Image: iStock/jxfzsy
The fight to prevent the importation of products made with forced labor is proceeding on two fronts: science and law.
On one hand, regulators are turning to advanced methods for detecting the origin and content of goods entering the U.S., especially through DNA and chemical analysis of commodities such as cotton.
And on the legal front, laws such as the Uyghur Forced Labor Prevention Act (UFLPA) are aimed at stopping the importation of materials and finished products manufactured with forced and child labor in the Xinjiang Uyghur Autonomous Region (XUAR) of China.
Both efforts have yielded some results. Chemical analysis of materials at the molecular level can reportedly pinpoint the origin of agricultural materials down to the specific farm. And, under the authority of UFLPA, U.S. Customs and Border Protection has detained an estimated $1.7 billion of shipments, and denied entry to about a fifth of those, since the law was enacted in 2022.
But that success rate is complicated by the expansion of CBP’s UFLPA Entity List to include additional countries, among them Malaysia, Vietnam and Thailand, reflecting the circuitous routing of goods manufactured in Asia, and the difficulty of determining the actual origin of specific commodities and products.
For its part, China is seeking additional ways to get around UFLPA, including by shifting ethnic Uyghurs under conditions of forced labor from the western region of Xinjiang to factories in other parts of the country – making regional determinations irrelevant.

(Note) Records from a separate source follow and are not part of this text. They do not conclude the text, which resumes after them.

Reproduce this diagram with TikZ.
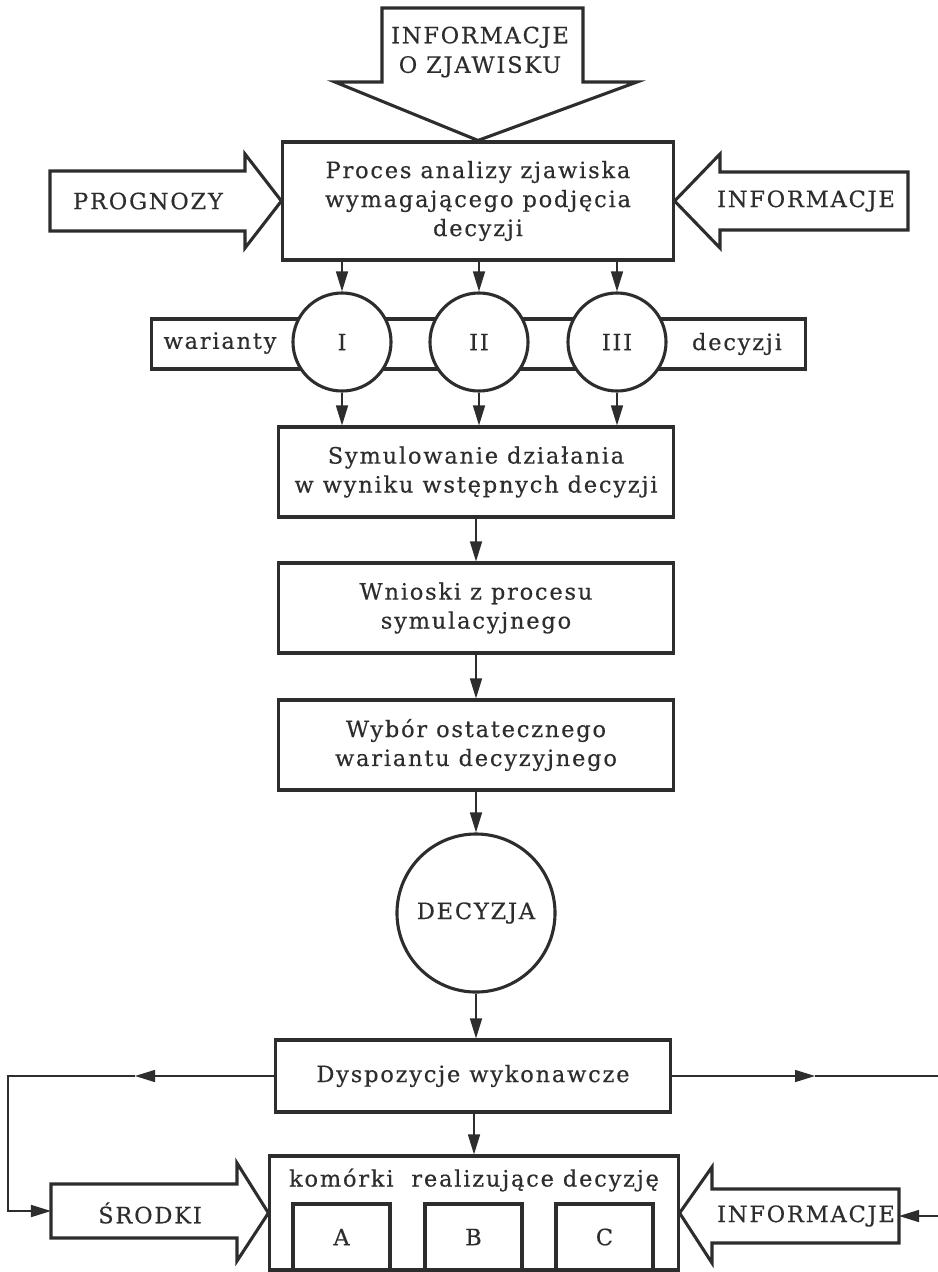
\documentclass[tikz,border=0pt]{standalone}
\usepackage{fontspec}
\setmainfont{DejaVu Serif}[LetterSpace=8,FakeBold=0.4]
\usetikzlibrary{arrows.meta}
\definecolor{ink}{RGB}{45,45,45}
\tikzset{
  txt/.style={font=\fontsize{16}{20.6}\selectfont, text=ink, align=center, inner sep=0pt},
  box/.style={draw=ink, line width=2.2pt, fill=white, txt},
  circ/.style={circle, draw=ink, line width=2.2pt, fill=white, txt},
  blk/.style={draw=ink, line width=2.2pt, fill=white, line join=miter},
  conn/.style={draw=ink, line width=1.1pt, -{Triangle[length=0.5cm,width=0.3cm]}},
  plain/.style={draw=ink, line width=1.1pt}
}
\begin{document}
\begin{tikzpicture}[x=0.025cm, y=-0.025cm]
\fill[white] (0,0) rectangle (938,1272);
\useasboundingbox (0,0) rectangle (938,1272);

% main column
\node[box, minimum width=9.75cm, minimum height=2.95cm] (box1) at (478,201)
  {Proces analizy zjawiska\\wymagającego podjęcia\\decyzji};

% top block arrow
\draw[blk] (382,8) -- (583,8) -- (583,82) -- (637,82) -- (box1.north) -- (335,82) -- (382,82) -- cycle;
\node[txt, font=\fontsize{16}{21}\selectfont] (tinfo) at (480,52) {INFORMACJE\\O ZJAWISKU};

% left block arrow
\draw[blk] (50,171) -- (245,171) -- (245,154) -- (box1.west) -- (245,248) -- (245,231) -- (50,231) -- cycle;
\node[txt] (progn) at (148,201) {PROGNOZY};

% right block arrow
\draw[blk] (908,172) -- (720,172) -- (720,154) -- (box1.east) -- (720,248) -- (720,230) -- (908,230) -- cycle;
\node[txt] (rinfo) at (806,201) {INFORMACJE};

% variants band
\node[draw=ink, line width=2.2pt, fill=white, minimum width=16.325cm, minimum height=1.25cm] (band) at (478.5,344) {};
\node[txt] (war) at (220,343) {warianty};
\node[txt] (dec) at (737,344) {decyzji};
\node[circ, minimum size=2.45cm] (c1) at (342,342) {I};
\node[circ, minimum size=2.45cm] (c2) at (479,342) {II};
\node[circ, minimum size=2.45cm] (c3) at (617,342) {III};

\node[box, minimum width=9.85cm, minimum height=2.25cm] (box2) at (476,472)
  {Symulowanie działania\\w wyniku wstępnych decyzji};
\node[box, minimum width=9.85cm, minimum height=2.25cm] (box3) at (476,608)
  {Wnioski z procesu\\symulacyjnego};
\node[box, minimum width=9.85cm, minimum height=2.25cm] (box4) at (476,745)
  {Wybór ostatecznego\\wariantu decyzyjnego};
\node[circ, minimum size=3.95cm] (decy) at (476,913) {DECYZJA};
\node[box, minimum width=9.85cm, minimum height=1.8cm] (dysp) at (473,1076)
  {Dyspozycje wykonawcze};

% executing cells
\node[draw=ink, line width=2.2pt, fill=white, minimum width=10.2cm, minimum height=2.85cm] (big) at (474,1213) {};
\node[txt] (bigtxt) at (474,1180) {komórki\ \ realizujące decyzję};
\node[box, minimum width=2.425cm, minimum height=1.65cm] (ca) at (341.5,1237) {A};
\node[box, minimum width=2.425cm, minimum height=1.65cm] (cb) at (473.5,1237) {B};
\node[box, minimum width=2.425cm, minimum height=1.65cm] (cc) at (604.5,1237) {C};

% bottom block arrows
\draw[blk] (51,1184) -- (237,1184) -- (237,1163) -- (big.west) -- (237,1261) -- (237,1238) -- (51,1238) -- cycle;
\node[txt] (srodki) at (150,1213) {ŚRODKI};
\draw[blk] (899,1189) -- (712,1189) -- (712,1167) -- (big.east) -- (712,1263) -- (712,1243) -- (899,1243) -- cycle;
\node[txt] (binfo) at (806,1216) {INFORMACJE};

% connectors
\draw[conn] (c1 |- box1.south) -- (c1.north);
\draw[conn] (c2 |- box1.south) -- (c2.north);
\draw[conn] (c3 |- box1.south) -- (c3.north);
\draw[conn] (c1.south) -- (c1 |- box2.north);
\draw[conn] (c2.south) -- (c2 |- box2.north);
\draw[conn] (c3.south) -- (c3 |- box2.north);
\draw[conn] (box2.south) -- (box3.north);
\draw[conn] (box3.south) -- (box4.north);
\draw[conn] (box4.south) -- (decy.north);
\draw[conn] (decy.south) -- (decy.south |- dysp.north);
\draw[conn] (dysp.south -| bigtxt) -- (big.north -| bigtxt);

\coordinate (srtail) at (51,1211);
\coordinate (intail) at (899,1216);
\coordinate (mL) at (135,1076);
\coordinate (mR) at (815,1076);
\coordinate (rEdge) at (945,1076);
\coordinate (rEdge2) at (945,1216);
\draw[conn] (dysp.west) -- (mL);
\draw[conn] (mL) -- (8,1076) |- (srtail);
\draw[conn] (dysp.east) -- (mR);
\draw[plain] (mR) -- (rEdge);
\draw[conn] (rEdge2) -- (intail);
\end{tikzpicture}
\end{document}
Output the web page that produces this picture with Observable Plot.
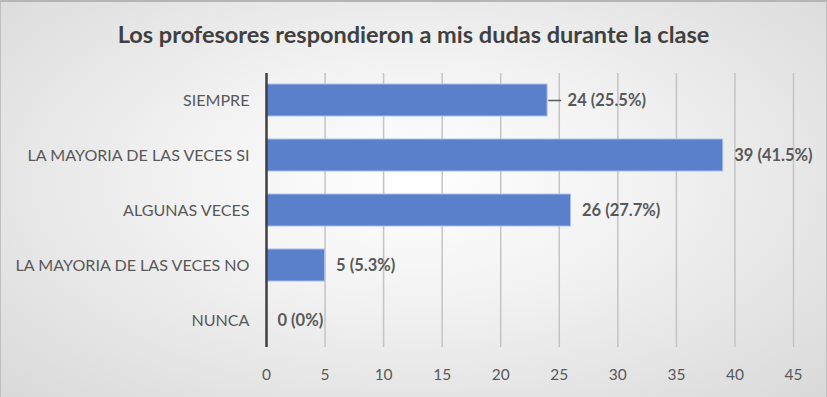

The newest wrinkle in this tortured tale emerged in a recent article by freelance writer Daniel Murphy for the nonprofit Bureau of Investigative Journalism. It revealed that China is converting detoxified cottonseed from Xinjiang Province into animal feed, which is sold to farmers across China. Murphy’s article raises the possibility that the chickens and other animals ingesting the feed are ending up in products sold in the United Kingdom and possibly Iceland. (The U.K. is under pressure to pass a ban similar to that of UFLPA on products made with forced labor in Xinjiang Province.)
Murphy spent years investigating forced-labor practices in the Thai and Chinese fishing fleets. “This is a supply chain that has six to seven tiers of risk upstream,” he says. “It’s right at the root of these food supply chains.”
The practice of converting cottonseed to feedstock greatly complicates efforts to trace food products back to their source, for purposes of ensuring ethical labor practices in Asia and elsewhere. Murphy wonders the extent to which food companies themselves are aware of the origin of their end products. “We didn’t receive clear responses,” he says. “It remains a question that the food sector needs to grapple with.”
So far, Murphy’s story hasn’t gained much traction in the major media, but it has triggered concern among some companies that source product in China. “This was pretty shocking,” says Alex Bowles, director of global client services with Transparency-One, creator of a platform and partner network for tracing products across global supply chains. Its customers in apparel and retail are “very invested in compliance on this topic,” he says, with cotton being a key ingredient in their products. “What we weren’t expecting to see is that same cotton making its way into supply chains for some of the largest food retail brands in the world.”
Surveys show that, on average, fewer than 35% of brands have visibility beyond their direct Tier-1 suppliers, Bowles says. “That tells us, first and foremost, that a lot of these global brands are pretty siloed in how they are tracing and identifying their subtier supply chains.”
Sanctioned cotton showing up in protein supply chains adds another level of difficulty in determining the origin and makeup of food products. But the tools for making such determinations are there, Bowles insists. It starts with understanding every level of a multi-tier supply chain — clearly a growing challenge for food producers, given this latest revelation — then reviewing all existing certifications and documentation indicating a producer’s or country’s inclusion on sanction lists.
That effort needs to be combined with diligent product testing and “boots on the ground auditing,” Bowles says. Scientific methods such as DNA, isotopic and chemical “fingerprinting” analysis can help, although whether they’re of value in the case of Chinese feedstocks remains an open question.
“I made an effort to talk to experts in that field,” says Murphy. “I found that particular technology is likely to be of limited use in this specific context. The process of taking fermented cotton byproducts transformed by technology, and putting that into animal feed, essentially wipes out the fingerprint.”
What’s certain is that companies at every stage of the global supply chain need to up their efforts to identify the origin of products and the labor that went into making them. This latest in a long series of revelations about China’s labor practices “reflects a significant challenge that needs to be met,” Murphy says.